Before being allowed out on the river, beginners like Rink learn the basics in the therapy pool at Walter Reed Army Medical Center and the Carderock Model Basin at the Naval Surface Warfare Center in Bethesda.

Guiding them along the way are volunteers like Ashley Crandall.

Crandall was serving in Iraq last year as a Blackhawk helicopter mechanic with the Utah National Guard’s 2-211th Aviation, when she was wounded and medically evacuated. While recuperating at Walter Reed, she got involved with TRR and now she is instructing others.

After learning how to escape an overturned kayak, "beginners learn the three basic maneuvers: Eddie turns, ferries and peel-outs," said Crandall, who usually kayaks three times a week.

Instructor Ashley Crandall, center, poses with participants at a Team River Runner event on the Potomac River in Maryland.

Photo by Master Sgt. Greg Rudl

Instructor Ashley Crandall, center, poses with participants at

a Team River Runner event on the Potomac River in Maryland.

She said the advanced skill of rolling is especially important when you’ve capsized in whitewater.

"It’s a lot easier and safer for someone to roll up on their own, versus being rescued by someone else or swimming through whitewater… or frigid water," said Crandall, who demonstrated four or five different rolls with nose plugs in and a helmet on.

The kayaking therapy not only helps wounded warriors with physical disabilities, but mental ones too, said Dave Shanahan, a TRR group leader.

He said Servicemembers with Post-Traumatic Stress Disorder and Traumatic Brain Disorder typically have short attention spans and have a hard time focusing, and that’s where kayaking helps.
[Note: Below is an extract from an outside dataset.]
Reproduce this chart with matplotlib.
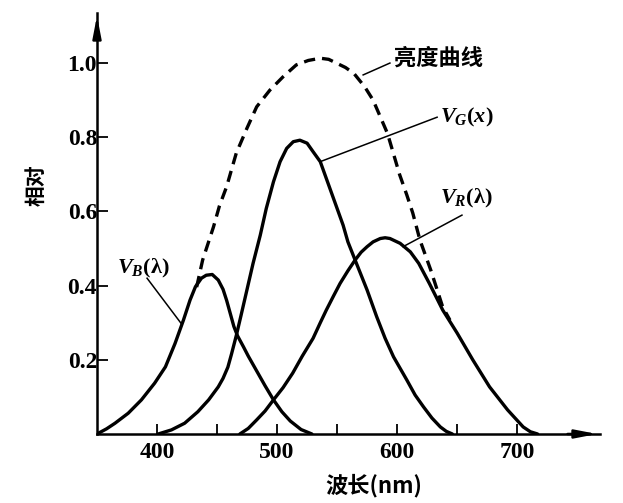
import matplotlib
matplotlib.use("Agg")
import matplotlib.pyplot as plt

plt.rcParams['mathtext.fontset'] = 'custom'
plt.rcParams['mathtext.it'] = 'Liberation Serif:italic:bold'
plt.rcParams['mathtext.rm'] = 'Liberation Serif:bold'
plt.rcParams['mathtext.bf'] = 'Liberation Serif:bold'

# curves (wavelength nm, relative value)
blue_wl = [350, 358, 365, 376, 387, 398, 407, 415, 422, 427.5, 432, 437, 441, 446, 451, 455, 458, 461, 464, 467,
           472, 476, 483, 490, 497, 504, 511, 520, 529]
blue_v = [0, 0.014, 0.029, 0.056, 0.092, 0.137, 0.181, 0.244, 0.307, 0.361, 0.397, 0.42, 0.428, 0.43, 0.415, 0.39, 0.36, 0.325, 0.29, 0.265,
          0.235, 0.21, 0.17, 0.13, 0.092, 0.06, 0.035, 0.012, 0]

green_wl = [401, 412, 423, 434, 443, 451, 455, 459, 462, 466, 470, 475, 480, 486, 491, 497, 502.5, 508, 513.5, 519,
            525, 530, 536, 541, 548, 555, 559, 565, 575, 583, 590, 597, 608, 615, 622, 629, 636, 641, 646]
green_v = [0, 0.011, 0.029, 0.06, 0.092, 0.127, 0.15, 0.18, 0.215, 0.265, 0.32, 0.39, 0.46, 0.536, 0.608, 0.68, 0.734, 0.77, 0.788, 0.792,
           0.784, 0.761, 0.734, 0.689, 0.626, 0.563, 0.518, 0.469, 0.388, 0.316, 0.258, 0.208, 0.146, 0.105, 0.073, 0.043, 0.019, 0.007, 0]

red_wl = [469, 476, 483, 490, 497, 505, 513, 521, 530, 536, 541, 547, 552.5, 559, 565, 570, 575, 580, 586, 590,
          594, 602.5, 611, 618, 627, 638, 650, 663, 677, 692, 705, 711, 717]
red_v = [0, 0.015, 0.038, 0.062, 0.092, 0.125, 0.164, 0.21, 0.258, 0.3, 0.334, 0.372, 0.406, 0.44, 0.469, 0.49, 0.505, 0.518, 0.527, 0.529,
         0.527, 0.514, 0.491, 0.46, 0.405, 0.334, 0.272, 0.2, 0.127, 0.065, 0.019, 0.006, 0]

lum_wl = [433, 438, 447, 452, 458, 466, 475, 483, 494, 505, 516, 526, 536, 543, 550, 557, 564, 573, 580, 586,
          592, 597, 602, 608, 613, 619, 628, 638, 644]
lum_v = [0.396, 0.469, 0.558, 0.615, 0.667, 0.757, 0.825, 0.882, 0.927, 0.963, 0.995, 1.007, 1.013, 1.01, 0.999, 0.988, 0.972, 0.936, 0.90, 0.855,
         0.81, 0.755, 0.70, 0.645, 0.596, 0.523, 0.442, 0.342, 0.307]

xticks_major = [400, 500, 600, 700]
xticks_minor = [450, 550, 650]
yticks = [0.2, 0.4, 0.6, 0.8, 1.0]
ytick_labels = ['0.2', '0.4', '0.6', '0.8', '1.0']

fig = plt.figure(figsize=(6.23, 5.03), dpi=100)
ax = fig.add_axes([0.1557, 0.1372, 0.8074, 0.837])

curve_style = dict(color='k', lw=2.4, solid_capstyle='round', solid_joinstyle='round')
ax.plot(blue_wl, blue_v, **curve_style)
ax.plot(green_wl, green_v, **curve_style)
ax.plot(red_wl, red_v, **curve_style)
ax.plot(lum_wl, lum_v, color='k', lw=2.4, dashes=(3.4, 2.1), dash_joinstyle='round')

ax.set_xlim(350, 769)
ax.set_ylim(0, 1.135)

ax.spines['top'].set_visible(False)
ax.spines['right'].set_visible(False)
ax.spines['left'].set_linewidth(1.8)
ax.spines['bottom'].set_linewidth(1.8)

ax.set_xticks(xticks_major)
ax.set_xticks(xticks_minor, minor=True)
ax.set_yticks(yticks)
ax.set_yticklabels(ytick_labels)
ax.tick_params(axis='x', which='both', direction='in', length=7, width=1.3, pad=6)
ax.tick_params(axis='y', direction='in', length=8, width=1.3, pad=0)
for lab in ax.get_xticklabels() + ax.get_yticklabels():
    lab.set_fontfamily('Liberation Serif')
    lab.set_fontweight('bold')
    lab.set_fontsize(17)

# axis arrows
ax.annotate('', xy=(1.0, 0), xytext=(0.93, 0), xycoords='axes fraction',
            arrowprops=dict(arrowstyle='-|>,head_length=1.3,head_width=0.25', lw=1.8, color='k'))
ax.annotate('', xy=(0, 1.0), xytext=(0, 0.93), xycoords='axes fraction',
            arrowprops=dict(arrowstyle='-|>,head_length=1.3,head_width=0.25', lw=1.8, color='k'))

cjk = ['Noto Sans CJK SC', 'DejaVu Sans']
ax.set_xlabel('波长(nm)', family=cjk, fontweight='bold', fontsize=16)
ax.xaxis.set_label_coords(0.55, -0.095)
ax.set_ylabel('相对', family=cjk, fontweight='bold', fontsize=15)
ax.yaxis.set_label_coords(-0.1, 0.59)

# labels and leader lines
ax.text(597, 1.013, '亮度曲线', family=cjk, fontweight='bold', fontsize=16, va='center', ha='left')
ax.plot([571.7, 594], [0.968, 1.0], color='k', lw=1.1)

ax.text(636, 0.852, r'$V_G(x)$', fontsize=16, va='center', ha='left')
ax.plot([535.8, 633.3], [0.734, 0.854], color='k', lw=1.1)

ax.text(636, 0.636, r'$V_R(\mathrm{\lambda})$', fontsize=16, va='center', ha='left')
ax.plot([605, 654], [0.505, 0.59], color='k', lw=1.1)

ax.text(366.7, 0.447, r'$V_B(\mathrm{\lambda})$', fontsize=16, va='center', ha='left')
ax.plot([391.7, 420.8], [0.42, 0.295], color='k', lw=1.1)

plt.savefig('out.png', dpi=100)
Learning to paddle and roll and taking those skills to whitewater builds confidence, said Shanahan, adding "It’s great therapy."

TRR has as much to do with creating a social network and support system as it does with teaching water sports skills. That’s evident from the time the group unloads kayaks and assembles gear in the parking lot to their meeting for a beer afterward. The atmosphere is relaxed and supportive, peppered with joking, ribbing and a love for the sport.

The program counts on volunteers. Some come from near, and others, like Air Force Master Sgt. Mike Beal, came from Alaska. The deputy fire chief was accompanied by his son and wife, who is also a Servicemember working temporarily in Washington.

Kayaking gives Vets feedback on their balance, which also helps them when they are on dry land, said Beal. He plans to start a TRR group when he gets back to his unit, the 176th Wing at Kulis Air National Guard Base.

Another volunteer, Army Master Sgt. Doug Bernard, a Special Forces member from the Utah National Guard, said TRR combines his passions.

"I get to be outside and doing the things I like to do and share those skills with Soldiers who have never experienced them," said Bernard. "Through it all, you get to see the progression and watch people's eyes light up as they realize what they can do."

He had just come back from a trip to Morocco, where he had taught Soldiers there skiing and mountaineering skills through the National Guard’s State Partnership Program.

"I just feel really lucky to be involved with TRR, to know that these kinds of opportunities are out there to help and support all of us," he said.

During his stay in D.C., Bernard not only helped wounded Warriors in the water but on the pavement as well. He pedaled the Face of America Ride from D.C. to Gettysburg, Pa., helping about 65 wounded warriors with everything from flat tires to clicking in their prosthetic legs to bike pedals.

He also rode with other wounded warriors in the Ride 2 Recovery Memorial Challenge, a six-day, 350-mile ride from the Tomb of the Unknowns in Washington to Virginia Beach.